Copy out the material below in full, but not its images.
>> START Data section
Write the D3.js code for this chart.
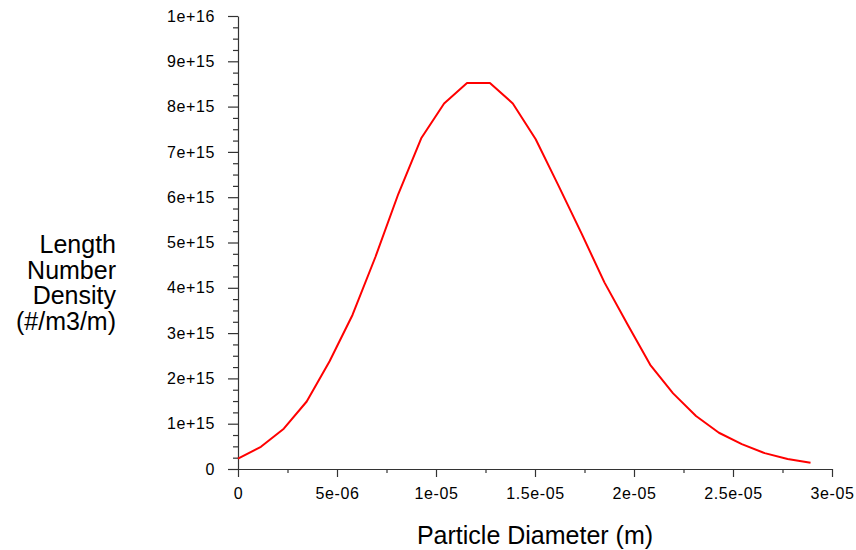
<!DOCTYPE html>
<html>
<head>
<meta charset="utf-8">
<script src="https://cdn.jsdelivr.net/npm/d3@7"></script>
<style>
  body { margin: 0; background: #fff; }
  svg { display: block; font-family: "Liberation Sans", Arial, sans-serif; }
</style>
</head>
<body>
<div id="chart-area"></div>
<script>
// particle size distribution
const diameters = [
  0, 1.157e-6, 2.313e-6, 3.470e-6, 4.626e-6, 5.783e-6, 6.940e-6, 8.096e-6,
  9.253e-6, 1.0409e-5, 1.1566e-5, 1.2723e-5, 1.3879e-5, 1.5036e-5, 1.6192e-5,
  1.7349e-5, 1.8506e-5, 1.9662e-5, 2.0819e-5, 2.1975e-5, 2.3132e-5, 2.4289e-5,
  2.5445e-5, 2.6602e-5, 2.7758e-5, 2.8915e-5
];
const densities = [
  0.23e15, 0.49e15, 0.89e15, 1.49e15, 2.38e15, 3.40e15, 4.68e15, 6.07e15,
  7.30e15, 8.07e15, 8.52e15, 8.52e15, 8.07e15, 7.28e15, 6.25e15,
  5.20e15, 4.12e15, 3.20e15, 2.30e15, 1.67e15, 1.17e15, 0.80e15,
  0.55e15, 0.35e15, 0.22e15, 0.14e15
];

const xTicks = [0, 5e-6, 1e-5, 1.5e-5, 2e-5, 2.5e-5, 3e-5];
const xTickLabels = ["0", "5e-06", "1e-05", "1.5e-05", "2e-05", "2.5e-05", "3e-05"];
const yTicks = [0, 1e15, 2e15, 3e15, 4e15, 5e15, 6e15, 7e15, 8e15, 9e15, 1e16];
const yTickLabels = ["0", "1e+15", "2e+15", "3e+15", "4e+15", "5e+15", "6e+15", "7e+15", "8e+15", "9e+15", "1e+16"];
const yTitleLines = ["Length", "Number", "Density", "(#/m3/m)"];
const xTitle = "Particle Diameter (m)";

const W = 856, H = 550;
const plot = { left: 238, right: 832, top: 16, bottom: 469 };

const svg = d3.select("#chart-area")
  .append("svg")
  .attr("width", W)
  .attr("height", H);

const xScale = d3.scaleLinear().domain([0, 3e-5]).range([plot.left, plot.right]);
const yScale = d3.scaleLinear().domain([0, 1e16]).range([plot.bottom, plot.top]);

const axisColor = "#333";

// x axis: major ticks + one minor tick between them
const xAxis = d3.axisBottom(xScale)
  .tickValues(xTicks)
  .tickSize(8)
  .tickSizeOuter(0)
  .tickFormat((d, i) => xTickLabels[i]);
const xMinor = d3.axisBottom(xScale)
  .tickValues(d3.range(0, 6).map(i => 2.5e-6 + i * 5e-6))
  .tickSize(4)
  .tickSizeOuter(0)
  .tickFormat("");

const xg = svg.append("g").attr("transform", `translate(0,${plot.bottom})`).call(xAxis);
svg.append("g").attr("transform", `translate(0,${plot.bottom})`).call(xMinor)
  .select(".domain").remove();

// y axis: major ticks + three minor ticks between them
const yAxis = d3.axisLeft(yScale)
  .tickValues(yTicks)
  .tickSize(10)
  .tickSizeOuter(0)
  .tickFormat((d, i) => yTickLabels[i]);
const yMinorVals = [];
for (let i = 0; i < 10; i++) {
  [0.25, 0.5, 0.75].forEach(f => yMinorVals.push((i + f) * 1e15));
}
const yMinor = d3.axisLeft(yScale)
  .tickValues(yMinorVals)
  .tickSize(5)
  .tickSizeOuter(0)
  .tickFormat("");

const yg = svg.append("g").attr("transform", `translate(${plot.left},0)`).call(yAxis);
svg.append("g").attr("transform", `translate(${plot.left},0)`).call(yMinor)
  .select(".domain").remove();

svg.selectAll(".domain, .tick line")
  .attr("stroke", axisColor)
  .attr("stroke-width", 1.2);

xg.selectAll("text")
  .attr("y", 19)
  .attr("dy", "0.71em")
  .style("font-size", "16px")
  .style("letter-spacing", "0.6px")
  .attr("fill", "#000");
yg.selectAll("text")
  .attr("x", -23)
  .style("font-size", "16px")
  .style("letter-spacing", "0.6px")
  .attr("fill", "#000");

// curve
const lineGen = d3.line()
  .x((d, i) => xScale(diameters[i]))
  .y(d => yScale(d));

svg.append("path")
  .datum(densities)
  .attr("fill", "none")
  .attr("stroke", "#ff0000")
  .attr("stroke-width", 2)
  .attr("stroke-linejoin", "round")
  .attr("d", lineGen);

// axis titles
svg.append("text")
  .attr("x", (plot.left + plot.right) / 2)
  .attr("y", 544)
  .attr("text-anchor", "middle")
  .style("font-size", "25px")
  .attr("fill", "#000")
  .text(xTitle);

svg.append("text")
  .attr("text-anchor", "end")
  .style("font-size", "25px")
  .attr("fill", "#000")
  .selectAll("tspan")
  .data(yTitleLines)
  .enter()
  .append("tspan")
  .attr("x", 116)
  .attr("y", (d, i) => 253 + i * 25.5)
  .text(d => d);
</script>
</body>
</html>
>> END Data section
# Correct answer
Write the D3.js code for this chart.
<!DOCTYPE html>
<html>
<head>
<meta charset="utf-8">
<script src="https://cdn.jsdelivr.net/npm/d3@7"></script>
<style>
  body { margin: 0; background: #fff; }
  svg { display: block; font-family: "Liberation Sans", Arial, sans-serif; }
</style>
</head>
<body>
<div id="chart-area"></div>
<script>
// particle size distribution
const diameters = [
  0, 1.157e-6, 2.313e-6, 3.470e-6, 4.626e-6, 5.783e-6, 6.940e-6, 8.096e-6,
  9.253e-6, 1.0409e-5, 1.1566e-5, 1.2723e-5, 1.3879e-5, 1.5036e-5, 1.6192e-5,
  1.7349e-5, 1.8506e-5, 1.9662e-5, 2.0819e-5, 2.1975e-5, 2.3132e-5, 2.4289e-5,
  2.5445e-5, 2.6602e-5, 2.7758e-5, 2.8915e-5
];
const densities = [
  0.23e15, 0.49e15, 0.89e15, 1.49e15, 2.38e15, 3.40e15, 4.68e15, 6.07e15,
  7.30e15, 8.07e15, 8.52e15, 8.52e15, 8.07e15, 7.28e15, 6.25e15,
  5.20e15, 4.12e15, 3.20e15, 2.30e15, 1.67e15, 1.17e15, 0.80e15,
  0.55e15, 0.35e15, 0.22e15, 0.14e15
];

const xTicks = [0, 5e-6, 1e-5, 1.5e-5, 2e-5, 2.5e-5, 3e-5];
const xTickLabels = ["0", "5e-06", "1e-05", "1.5e-05", "2e-05", "2.5e-05", "3e-05"];
const yTicks = [0, 1e15, 2e15, 3e15, 4e15, 5e15, 6e15, 7e15, 8e15, 9e15, 1e16];
const yTickLabels = ["0", "1e+15", "2e+15", "3e+15", "4e+15", "5e+15", "6e+15", "7e+15", "8e+15", "9e+15", "1e+16"];
const yTitleLines = ["Length", "Number", "Density", "(#/m3/m)"];
const xTitle = "Particle Diameter (m)";

const W = 856, H = 550;
const plot = { left: 238, right: 832, top: 16, bottom: 469 };

const svg = d3.select("#chart-area")
  .append("svg")
  .attr("width", W)
  .attr("height", H);

const xScale = d3.scaleLinear().domain([0, 3e-5]).range([plot.left, plot.right]);
const yScale = d3.scaleLinear().domain([0, 1e16]).range([plot.bottom, plot.top]);

const axisColor = "#333";

// x axis: major ticks + one minor tick between them
const xAxis = d3.axisBottom(xScale)
  .tickValues(xTicks)
  .tickSize(8)
  .tickSizeOuter(0)
  .tickFormat((d, i) => xTickLabels[i]);
const xMinor = d3.axisBottom(xScale)
  .tickValues(d3.range(0, 6).map(i => 2.5e-6 + i * 5e-6))
  .tickSize(4)
  .tickSizeOuter(0)
  .tickFormat("");

const xg = svg.append("g").attr("transform", `translate(0,${plot.bottom})`).call(xAxis);
svg.append("g").attr("transform", `translate(0,${plot.bottom})`).call(xMinor)
  .select(".domain").remove();

// y axis: major ticks + three minor ticks between them
const yAxis = d3.axisLeft(yScale)
  .tickValues(yTicks)
  .tickSize(10)
  .tickSizeOuter(0)
  .tickFormat((d, i) => yTickLabels[i]);
const yMinorVals = [];
for (let i = 0; i < 10; i++) {
  [0.25, 0.5, 0.75].forEach(f => yMinorVals.push((i + f) * 1e15));
}
const yMinor = d3.axisLeft(yScale)
  .tickValues(yMinorVals)
  .tickSize(5)
  .tickSizeOuter(0)
  .tickFormat("");

const yg = svg.append("g").attr("transform", `translate(${plot.left},0)`).call(yAxis);
svg.append("g").attr("transform", `translate(${plot.left},0)`).call(yMinor)
  .select(".domain").remove();

svg.selectAll(".domain, .tick line")
  .attr("stroke", axisColor)
  .attr("stroke-width", 1.2);

xg.selectAll("text")
  .attr("y", 19)
  .attr("dy", "0.71em")
  .style("font-size", "16px")
  .style("letter-spacing", "0.6px")
  .attr("fill", "#000");
yg.selectAll("text")
  .attr("x", -23)
  .style("font-size", "16px")
  .style("letter-spacing", "0.6px")
  .attr("fill", "#000");

// curve
const lineGen = d3.line()
  .x((d, i) => xScale(diameters[i]))
  .y(d => yScale(d));

svg.append("path")
  .datum(densities)
  .attr("fill", "none")
  .attr("stroke", "#ff0000")
  .attr("stroke-width", 2)
  .attr("stroke-linejoin", "round")
  .attr("d", lineGen);

// axis titles
svg.append("text")
  .attr("x", (plot.left + plot.right) / 2)
  .attr("y", 544)
  .attr("text-anchor", "middle")
  .style("font-size", "25px")
  .attr("fill", "#000")
  .text(xTitle);

svg.append("text")
  .attr("text-anchor", "end")
  .style("font-size", "25px")
  .attr("fill", "#000")
  .selectAll("tspan")
  .data(yTitleLines)
  .enter()
  .append("tspan")
  .attr("x", 116)
  .attr("y", (d, i) => 253 + i * 25.5)
  .text(d => d);
</script>
</body>
</html>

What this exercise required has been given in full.